What is expected
Go through the data below. List every line that holds the word "chart".

▼

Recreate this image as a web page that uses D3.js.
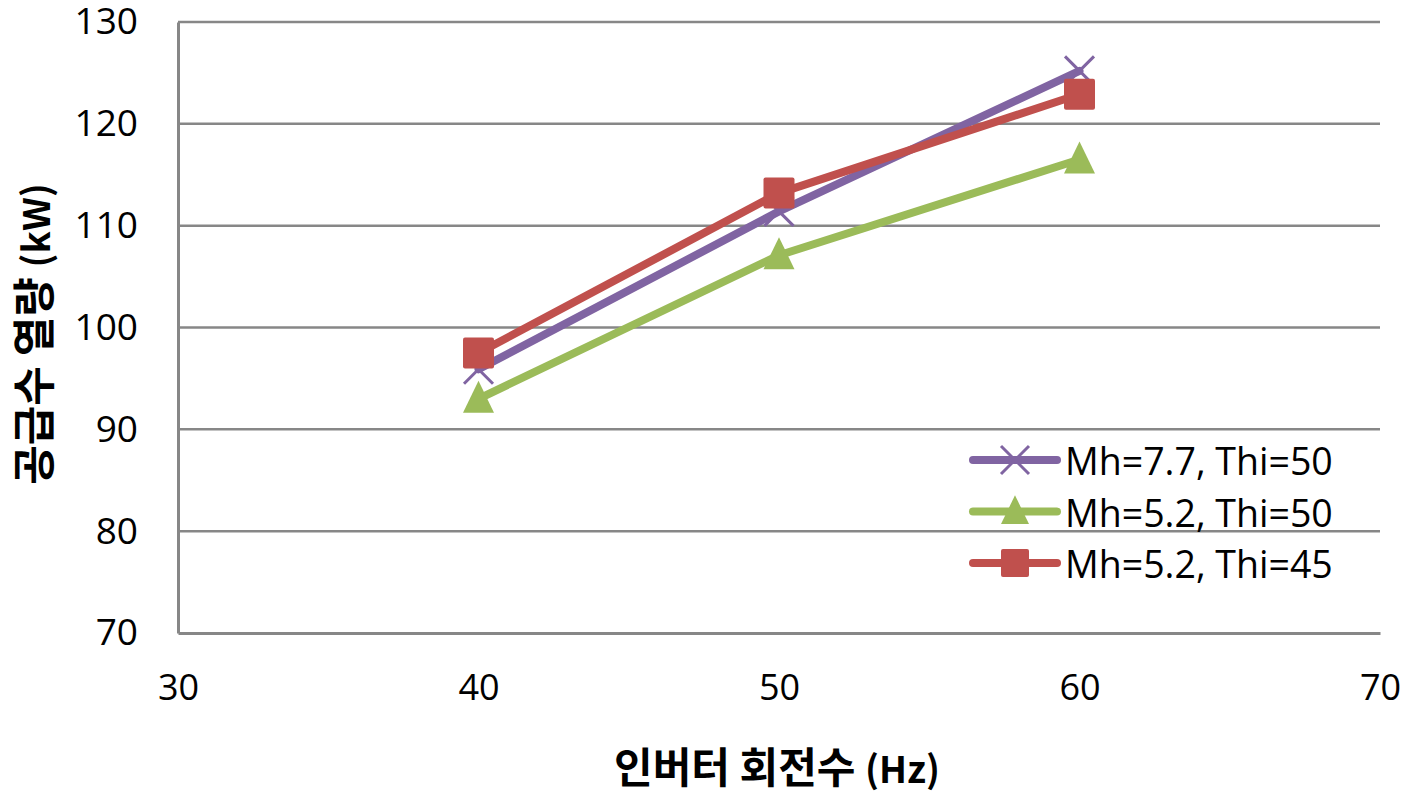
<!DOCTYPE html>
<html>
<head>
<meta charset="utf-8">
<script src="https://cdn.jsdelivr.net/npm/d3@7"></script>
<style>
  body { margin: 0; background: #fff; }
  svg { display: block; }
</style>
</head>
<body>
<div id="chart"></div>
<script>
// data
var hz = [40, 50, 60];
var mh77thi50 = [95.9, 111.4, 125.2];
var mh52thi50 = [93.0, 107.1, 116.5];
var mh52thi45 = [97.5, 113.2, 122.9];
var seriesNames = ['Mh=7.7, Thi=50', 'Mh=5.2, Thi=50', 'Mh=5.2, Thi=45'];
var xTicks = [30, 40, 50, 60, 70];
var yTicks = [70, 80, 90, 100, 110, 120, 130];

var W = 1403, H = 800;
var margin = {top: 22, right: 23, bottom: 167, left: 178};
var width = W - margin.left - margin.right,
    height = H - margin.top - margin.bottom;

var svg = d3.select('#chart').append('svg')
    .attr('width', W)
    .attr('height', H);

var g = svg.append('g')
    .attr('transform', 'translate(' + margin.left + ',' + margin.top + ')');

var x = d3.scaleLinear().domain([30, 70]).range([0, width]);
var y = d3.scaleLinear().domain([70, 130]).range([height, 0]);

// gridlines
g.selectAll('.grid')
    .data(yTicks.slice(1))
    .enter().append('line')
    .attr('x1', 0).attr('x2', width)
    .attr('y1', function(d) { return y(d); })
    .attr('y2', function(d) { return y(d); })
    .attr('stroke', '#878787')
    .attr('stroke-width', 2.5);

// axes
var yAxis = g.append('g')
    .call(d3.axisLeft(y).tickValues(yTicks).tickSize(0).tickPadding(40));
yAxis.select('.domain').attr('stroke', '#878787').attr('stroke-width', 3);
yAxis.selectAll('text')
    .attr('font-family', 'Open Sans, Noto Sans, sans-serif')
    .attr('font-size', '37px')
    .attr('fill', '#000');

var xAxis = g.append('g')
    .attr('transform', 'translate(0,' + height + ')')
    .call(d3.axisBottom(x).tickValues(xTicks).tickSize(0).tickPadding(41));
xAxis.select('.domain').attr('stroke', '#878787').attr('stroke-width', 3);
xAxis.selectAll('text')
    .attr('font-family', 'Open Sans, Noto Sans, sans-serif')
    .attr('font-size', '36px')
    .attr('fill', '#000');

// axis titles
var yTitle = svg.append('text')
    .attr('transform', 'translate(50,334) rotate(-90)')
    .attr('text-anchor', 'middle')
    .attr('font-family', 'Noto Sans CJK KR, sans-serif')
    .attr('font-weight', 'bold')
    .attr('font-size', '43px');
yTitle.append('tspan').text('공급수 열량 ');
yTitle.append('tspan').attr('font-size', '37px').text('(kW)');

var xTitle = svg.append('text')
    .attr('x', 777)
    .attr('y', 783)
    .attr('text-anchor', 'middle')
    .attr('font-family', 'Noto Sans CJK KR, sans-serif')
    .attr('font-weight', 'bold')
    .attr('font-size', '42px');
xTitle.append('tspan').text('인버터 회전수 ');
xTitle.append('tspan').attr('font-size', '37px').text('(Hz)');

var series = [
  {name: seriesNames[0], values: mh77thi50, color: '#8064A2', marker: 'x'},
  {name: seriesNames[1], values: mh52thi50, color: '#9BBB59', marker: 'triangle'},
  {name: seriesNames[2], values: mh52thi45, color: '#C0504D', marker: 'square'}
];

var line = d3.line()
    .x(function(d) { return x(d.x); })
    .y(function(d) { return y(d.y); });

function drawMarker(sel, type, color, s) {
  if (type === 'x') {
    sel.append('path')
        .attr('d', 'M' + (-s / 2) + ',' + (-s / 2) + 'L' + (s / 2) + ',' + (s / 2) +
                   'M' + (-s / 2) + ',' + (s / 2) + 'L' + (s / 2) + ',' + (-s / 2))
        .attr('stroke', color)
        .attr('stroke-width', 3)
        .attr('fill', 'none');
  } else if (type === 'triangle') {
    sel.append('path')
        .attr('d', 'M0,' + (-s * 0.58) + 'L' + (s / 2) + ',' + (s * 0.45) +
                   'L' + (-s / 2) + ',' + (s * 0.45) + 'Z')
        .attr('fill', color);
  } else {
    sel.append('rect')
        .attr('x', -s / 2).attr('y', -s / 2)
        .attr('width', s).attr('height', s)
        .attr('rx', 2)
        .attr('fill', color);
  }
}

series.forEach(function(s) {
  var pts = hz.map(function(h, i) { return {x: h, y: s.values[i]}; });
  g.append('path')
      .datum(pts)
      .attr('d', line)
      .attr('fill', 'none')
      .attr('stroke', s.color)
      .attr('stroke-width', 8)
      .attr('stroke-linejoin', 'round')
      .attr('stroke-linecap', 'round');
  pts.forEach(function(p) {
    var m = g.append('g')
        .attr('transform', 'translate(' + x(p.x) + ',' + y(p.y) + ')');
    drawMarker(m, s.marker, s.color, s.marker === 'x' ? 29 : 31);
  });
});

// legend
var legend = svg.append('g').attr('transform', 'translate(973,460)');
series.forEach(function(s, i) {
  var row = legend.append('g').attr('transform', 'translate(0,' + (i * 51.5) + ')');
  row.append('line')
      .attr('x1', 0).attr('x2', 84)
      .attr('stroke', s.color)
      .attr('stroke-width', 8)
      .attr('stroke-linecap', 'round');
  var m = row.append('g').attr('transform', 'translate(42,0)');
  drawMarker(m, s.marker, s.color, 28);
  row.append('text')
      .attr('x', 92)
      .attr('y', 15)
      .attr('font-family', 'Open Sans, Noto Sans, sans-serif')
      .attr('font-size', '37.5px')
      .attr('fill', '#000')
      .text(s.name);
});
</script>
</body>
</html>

▲
▼

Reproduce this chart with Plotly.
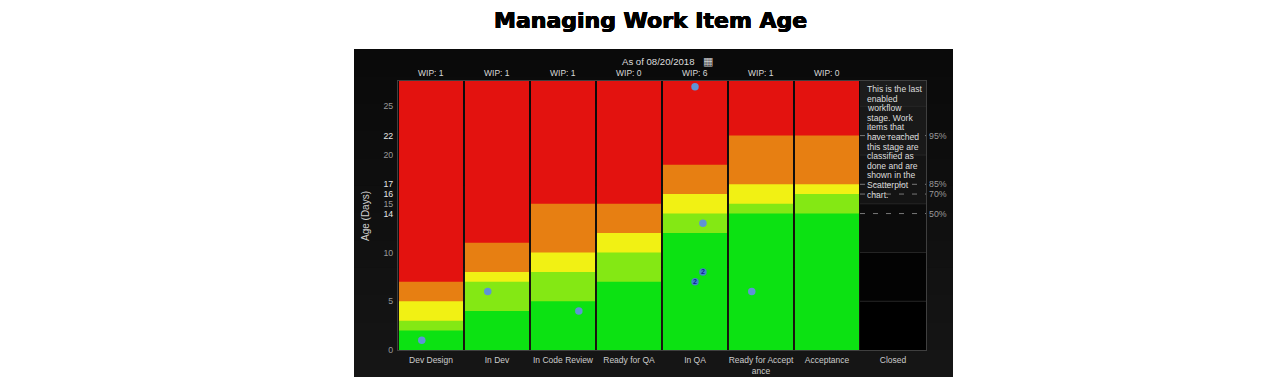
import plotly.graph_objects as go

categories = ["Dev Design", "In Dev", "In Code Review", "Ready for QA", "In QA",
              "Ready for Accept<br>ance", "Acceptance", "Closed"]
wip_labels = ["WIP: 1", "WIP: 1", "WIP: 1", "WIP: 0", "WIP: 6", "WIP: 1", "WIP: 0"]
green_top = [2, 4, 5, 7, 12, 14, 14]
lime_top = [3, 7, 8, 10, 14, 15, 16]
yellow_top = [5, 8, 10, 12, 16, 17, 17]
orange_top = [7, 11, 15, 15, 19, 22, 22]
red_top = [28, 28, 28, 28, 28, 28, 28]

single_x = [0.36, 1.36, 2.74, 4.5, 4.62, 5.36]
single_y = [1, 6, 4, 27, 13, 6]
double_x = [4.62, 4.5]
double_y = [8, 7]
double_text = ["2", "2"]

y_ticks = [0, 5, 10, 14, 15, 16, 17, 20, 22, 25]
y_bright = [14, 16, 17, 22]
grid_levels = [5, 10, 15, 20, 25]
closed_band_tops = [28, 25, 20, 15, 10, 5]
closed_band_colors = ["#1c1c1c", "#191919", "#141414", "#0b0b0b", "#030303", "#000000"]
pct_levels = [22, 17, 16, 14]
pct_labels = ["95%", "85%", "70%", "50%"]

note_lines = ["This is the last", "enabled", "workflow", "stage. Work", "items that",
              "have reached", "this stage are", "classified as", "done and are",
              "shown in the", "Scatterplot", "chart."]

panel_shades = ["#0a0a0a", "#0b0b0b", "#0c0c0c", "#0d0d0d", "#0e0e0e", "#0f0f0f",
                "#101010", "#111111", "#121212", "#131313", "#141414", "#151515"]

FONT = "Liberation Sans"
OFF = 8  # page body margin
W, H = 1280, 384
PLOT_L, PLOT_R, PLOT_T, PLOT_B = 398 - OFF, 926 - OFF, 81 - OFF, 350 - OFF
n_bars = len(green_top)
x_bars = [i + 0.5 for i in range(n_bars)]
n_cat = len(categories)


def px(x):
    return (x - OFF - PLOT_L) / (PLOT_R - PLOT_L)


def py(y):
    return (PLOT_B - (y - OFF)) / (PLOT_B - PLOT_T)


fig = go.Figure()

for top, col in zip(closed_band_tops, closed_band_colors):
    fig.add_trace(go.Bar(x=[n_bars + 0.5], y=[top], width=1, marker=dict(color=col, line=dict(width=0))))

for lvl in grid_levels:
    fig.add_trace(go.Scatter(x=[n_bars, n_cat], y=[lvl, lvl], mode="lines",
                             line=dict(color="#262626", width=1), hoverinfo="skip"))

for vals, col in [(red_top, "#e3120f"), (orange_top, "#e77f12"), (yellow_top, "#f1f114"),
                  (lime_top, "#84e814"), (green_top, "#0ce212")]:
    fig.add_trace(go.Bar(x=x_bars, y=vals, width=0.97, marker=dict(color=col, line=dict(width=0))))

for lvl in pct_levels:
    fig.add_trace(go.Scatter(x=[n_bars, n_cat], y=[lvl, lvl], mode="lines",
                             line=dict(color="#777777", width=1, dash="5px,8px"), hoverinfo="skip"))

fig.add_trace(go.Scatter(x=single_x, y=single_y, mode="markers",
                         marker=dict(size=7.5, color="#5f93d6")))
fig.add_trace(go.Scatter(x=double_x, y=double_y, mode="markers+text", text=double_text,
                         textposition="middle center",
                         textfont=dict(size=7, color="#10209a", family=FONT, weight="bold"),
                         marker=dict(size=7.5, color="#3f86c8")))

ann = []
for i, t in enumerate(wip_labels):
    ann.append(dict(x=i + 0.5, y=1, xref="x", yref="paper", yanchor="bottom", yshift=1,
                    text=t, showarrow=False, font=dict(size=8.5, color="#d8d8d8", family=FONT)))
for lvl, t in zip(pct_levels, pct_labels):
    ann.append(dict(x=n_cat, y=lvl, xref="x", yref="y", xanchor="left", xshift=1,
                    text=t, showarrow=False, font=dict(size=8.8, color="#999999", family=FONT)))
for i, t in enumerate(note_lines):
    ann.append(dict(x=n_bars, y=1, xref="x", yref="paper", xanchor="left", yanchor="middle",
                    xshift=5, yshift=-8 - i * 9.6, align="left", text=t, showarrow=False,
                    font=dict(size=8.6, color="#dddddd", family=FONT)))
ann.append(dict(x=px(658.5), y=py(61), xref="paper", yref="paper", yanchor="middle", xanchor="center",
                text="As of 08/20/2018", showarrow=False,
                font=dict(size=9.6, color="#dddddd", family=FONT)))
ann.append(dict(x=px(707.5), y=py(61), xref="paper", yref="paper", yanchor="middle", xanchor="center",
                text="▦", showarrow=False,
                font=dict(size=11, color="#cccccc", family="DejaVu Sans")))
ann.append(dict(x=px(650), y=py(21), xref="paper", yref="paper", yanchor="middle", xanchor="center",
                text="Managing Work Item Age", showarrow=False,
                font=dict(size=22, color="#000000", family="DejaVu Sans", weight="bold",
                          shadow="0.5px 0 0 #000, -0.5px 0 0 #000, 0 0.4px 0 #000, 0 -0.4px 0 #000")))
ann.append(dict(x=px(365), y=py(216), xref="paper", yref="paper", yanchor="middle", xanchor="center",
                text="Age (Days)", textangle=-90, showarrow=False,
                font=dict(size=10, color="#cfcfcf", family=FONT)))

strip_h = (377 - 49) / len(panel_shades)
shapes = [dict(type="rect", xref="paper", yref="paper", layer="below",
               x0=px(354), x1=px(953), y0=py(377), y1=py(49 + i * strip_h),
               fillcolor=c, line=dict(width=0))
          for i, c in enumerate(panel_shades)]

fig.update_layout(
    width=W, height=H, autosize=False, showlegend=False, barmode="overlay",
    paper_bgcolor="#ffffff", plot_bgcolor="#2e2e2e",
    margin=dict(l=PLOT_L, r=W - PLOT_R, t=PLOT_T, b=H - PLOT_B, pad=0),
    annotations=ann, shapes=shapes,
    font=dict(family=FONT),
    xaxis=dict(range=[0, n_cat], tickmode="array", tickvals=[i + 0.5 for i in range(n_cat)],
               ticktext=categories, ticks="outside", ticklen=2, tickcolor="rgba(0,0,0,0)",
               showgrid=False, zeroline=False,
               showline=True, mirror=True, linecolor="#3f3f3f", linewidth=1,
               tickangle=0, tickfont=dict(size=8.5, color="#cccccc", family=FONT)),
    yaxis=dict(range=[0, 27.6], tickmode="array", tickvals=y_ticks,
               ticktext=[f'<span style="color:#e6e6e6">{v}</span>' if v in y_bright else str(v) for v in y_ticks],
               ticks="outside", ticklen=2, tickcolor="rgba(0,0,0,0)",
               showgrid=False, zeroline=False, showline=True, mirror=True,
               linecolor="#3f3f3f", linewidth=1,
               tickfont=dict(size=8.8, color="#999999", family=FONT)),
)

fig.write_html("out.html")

▲

Problem solution
<div id="chart"></div>
var svg = d3.select('#chart').append('svg')
Reproduce this chart with Plotly.
              "shown in the", "Scatterplot", "chart."]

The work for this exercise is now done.